Language would allow current and former federal judges to wipe their personal information from websites

Reporters gather outside the New Jersey home of U.S. District Judge Esther Salas in July 2020, after her son, Daniel Anderl, was shot and killed and her husband, defense attorney Mark Anderl, was injured when a man dressed as a delivery person came to their front door and opened fire. Salas was not injured.
Reporters gather outside the New Jersey home of U.S. District Judge Esther Salas in July 2020, after her son, Daniel Anderl, was shot and killed and her husband, defense attorney Mark Anderl, was injured when a man dressed as a delivery person came to their front door and opened fire. Salas was not injured. (Michael Loccisano/Getty Images)

Federal judges could soon demand their personal information be scrubbed from the internet, after negotiators included the provision in a must-pass defense policy bill released Tuesday.

Backers of the judicial privacy measure — named for Daniel Anderl, who was killed in an attack at the New Jersey home of his mother, federal Judge Esther Salas — praised its addition to the final, bicameral fiscal 2023 National Defense Authorization Act.

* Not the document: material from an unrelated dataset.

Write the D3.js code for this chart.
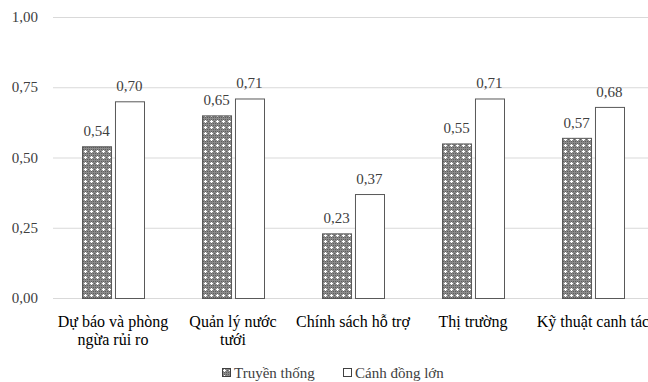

Sen. Bob Menendez, D-N.J., called the bill “a huge step forward for judicial security” in a statement Wednesday.

“I made a promise to Judge Salas after her son’s murder that we would do something to prevent this from ever happening to a federal judge again and we’re now on the verge of achieving that,” Menendez said.

The language included in the defense bill would allow current and former federal judges to request that public-facing websites remove identifying information about them such as addresses.

The House was expected to take up the NDAA on Wednesday and the Senate to soon follow suit, perhaps next week.

Sen. Cory Booker, D-N.J., a member of the committee and one of the bill’s sponsors, praised its inclusion in the defense bill.

“No judge in America should have to fear for their life and the safety of their family as they work to deliver equal justice under the law,” Booker said Wednesday.

Anderl was killed in a 2020 attack at his mother’s home and spurred a two-year campaign to increase judicial security amid rising threats to members of the judiciary. Last year the Senate Judiciary Committee voted 21-0 to send the bill to the Senate floor.

The bill ran into opposition from Sen. Rand Paul, R-K.Y., who sought to add an amendment to the measure allowing lawmakers to remove personally identifiable information as well.

Following several months of objections from Paul, the Senate voted to include the judicial privacy bill as part of its version of the fiscal 2023 NDAA.

The measure has the backing of the Judicial Conference of the United States, which oversees federal courts and has called for its passage as part of broader efforts to secure courts.

Earlier this year, the leak of a Supreme Court draft opinion that showed conservative justices would overturn the constitutional right to an abortion pushed judicial security concerns to front page news.

Protestors targeted justices’ homes and later prosecutors charged one man with attempted murder after they said he was arrested with a gun and a plan to kill Justice Brett M. Kavanaugh.

Those protests prompted Congress to pass a bill to expand Supreme Court police protection for justices’ families. However, the bill had some opposition in the House from members of the New Jersey congressional delegation.

In a statement following the vote in June, Democratic Rep. Tom Malinowski and five other members of the state delegation said they opposed the Supreme Court security bill because it did not include the privacy measure for lower-court judges.